Instructions to follow: List every line below containing "this".

Records for processing:

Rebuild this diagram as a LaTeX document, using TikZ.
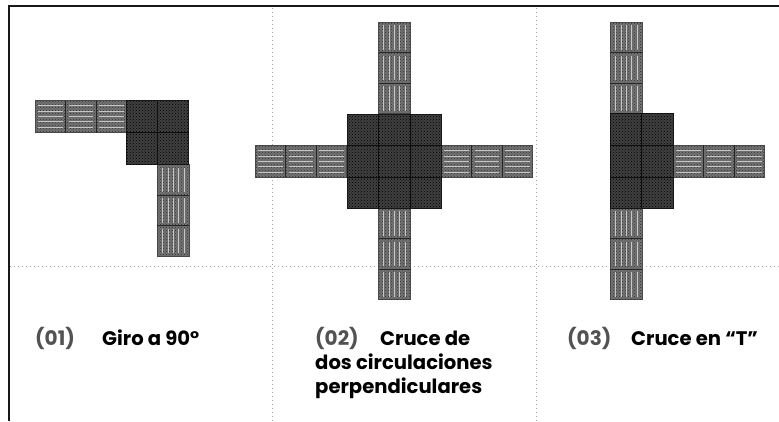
\documentclass[tikz,border=0pt]{standalone}
\usepackage{fontspec}
\usetikzlibrary{patterns}
\setmainfont{Poppins}
\tikzset{
  x=1pt,y=-1pt,
  frame/.style={draw=black!90,line width=1.7pt},
  guide/.style={draw=black!35,line width=0.7pt,dash pattern=on 1pt off 3pt},
  tilebox/.style={fill=black!55,draw=black!70,line width=0.8pt},
  tilespeck/.style={pattern=crosshatch dots,pattern color=black!80},
  tileedge/.style={draw=black!85,line width=0.7pt},
  tileline/.style={draw=black!22,line width=1pt},
  crossing/.style={fill=black!75,draw=black!90,line width=0.7pt},
  crossspeck/.style={pattern=crosshatch dots,pattern color=black},
  crossgrid/.style={draw=black!95,line width=0.5pt},
  numtext/.style={anchor=base west,inner sep=0pt,font=\fontsize{20}{24}\selectfont\bfseries,text=black!68},
  captext/.style={anchor=base west,inner sep=0pt,font=\fontsize{19.6}{24}\selectfont\bfseries,text=black},
}
% one strip of three tiles, running along x
\newcommand\hstrip[3]{% x0, y0, tile length
  \draw[tilebox] (#1,#2) rectangle ++(3*#3,32);
  \fill[tilespeck] (#1,#2) rectangle ++(3*#3,32);
  \foreach \k in {0,1,2}{
    \foreach \d in {5,11,16,21,27}{
      \draw[tileline] ({#1+\k*#3+3},{#2+\d}) -- ++(#3-6,0);
    }
    \ifnum\k>0 \draw[tileedge] ({#1+\k*#3},#2) -- ++(0,32);\fi
  }
}
\newcommand\vstrip[3]{% x0, y0, tile length
  \draw[tilebox] (#1,#2) rectangle ++(32,3*#3);
  \fill[tilespeck] (#1,#2) rectangle ++(32,3*#3);
  \foreach \k in {0,1,2}{
    \foreach \d in {5,11,16,21,27}{
      \draw[tileline] ({#1+\d},{#2+\k*#3+3}) -- ++(0,#3-6);
    }
    \ifnum\k>0 \draw[tileedge] (#1,{#2+\k*#3}) -- ++(32,0);\fi
  }
}
\begin{document}
\begin{tikzpicture}
\useasboundingbox (0,0) rectangle (779,421);
\fill[white] (0,0) rectangle (779,421);
% guides
\draw[guide] (10,266) -- (779,266);
\draw[guide] (272,8) -- (272,421);
\draw[guide] (536,8) -- (536,421);
% frame
\draw[frame] (9,421) -- (9,6) -- (779,6);
% 01
\hstrip{35}{100.5}{30.5}
\vstrip{157}{164.5}{30.5}
\draw[crossing] (126,100.5) rectangle (188,164.5);
\fill[crossspeck] (126,100.5) rectangle (188,164.5);
\draw[crossgrid] (157,101) -- (157,164) (126,132.5) -- (188,132.5);
% 02
\vstrip{378.5}{22}{30.5}
\vstrip{378.5}{208}{30.5}
\hstrip{255}{145}{30.5}
\hstrip{441}{145}{30.5}
\draw[crossing] (347,114) rectangle (441,208);
\fill[crossspeck] (347,114) rectangle (441,208);
\draw[crossgrid] (378.5,114) -- (378.5,208) (410,114) -- (410,208) (347,145) -- (441,145) (347,177) -- (441,177);
% 03
\vstrip{610}{22}{30.5}
\vstrip{610}{208}{30.5}
\hstrip{673}{145}{30.5}
\draw[crossing] (610,113.5) rectangle (673,208);
\fill[crossspeck] (610,113.5) rectangle (673,208);
\draw[crossgrid] (641.5,114) -- (641.5,208) (610,145) -- (673,145) (610,177) -- (673,177);
% labels
\node[numtext] (n1) at (35,345) {(01)};
\node[captext] (c1) at (102,345) {Giro a 90°};
\node[numtext] (n2) at (315,345) {(02)};
\node[captext] (c2) at (380,345) {Cruce de};
\node[captext] (c2b) at (315,369) {dos circulaciones};
\node[captext] (c2c) at (315,393) {perpendiculares};
\node[numtext] (n3) at (567,345) {(03)};
\node[captext] (c3) at (631,345) {Cruce en “T”};
\end{tikzpicture}
\end{document}
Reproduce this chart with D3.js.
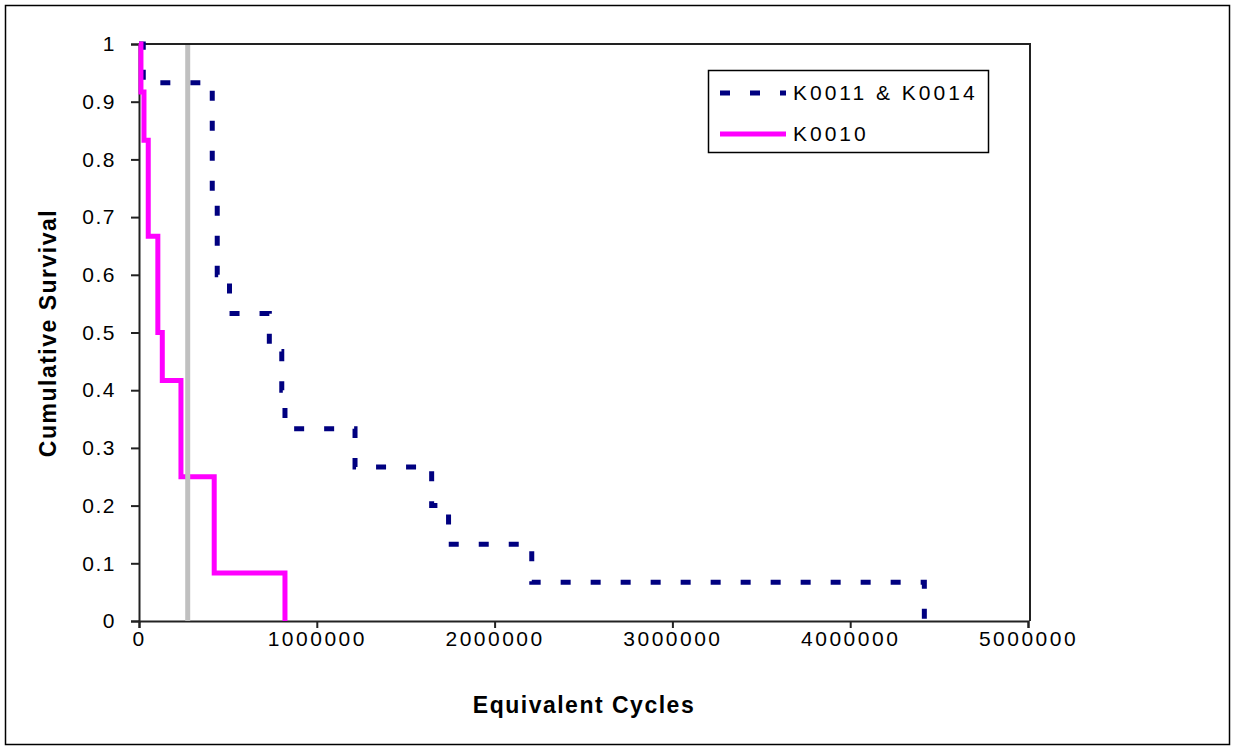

Worked answer:
Rebuild this diagram as a LaTeX document, using TikZ.
Reproduce this chart with D3.js.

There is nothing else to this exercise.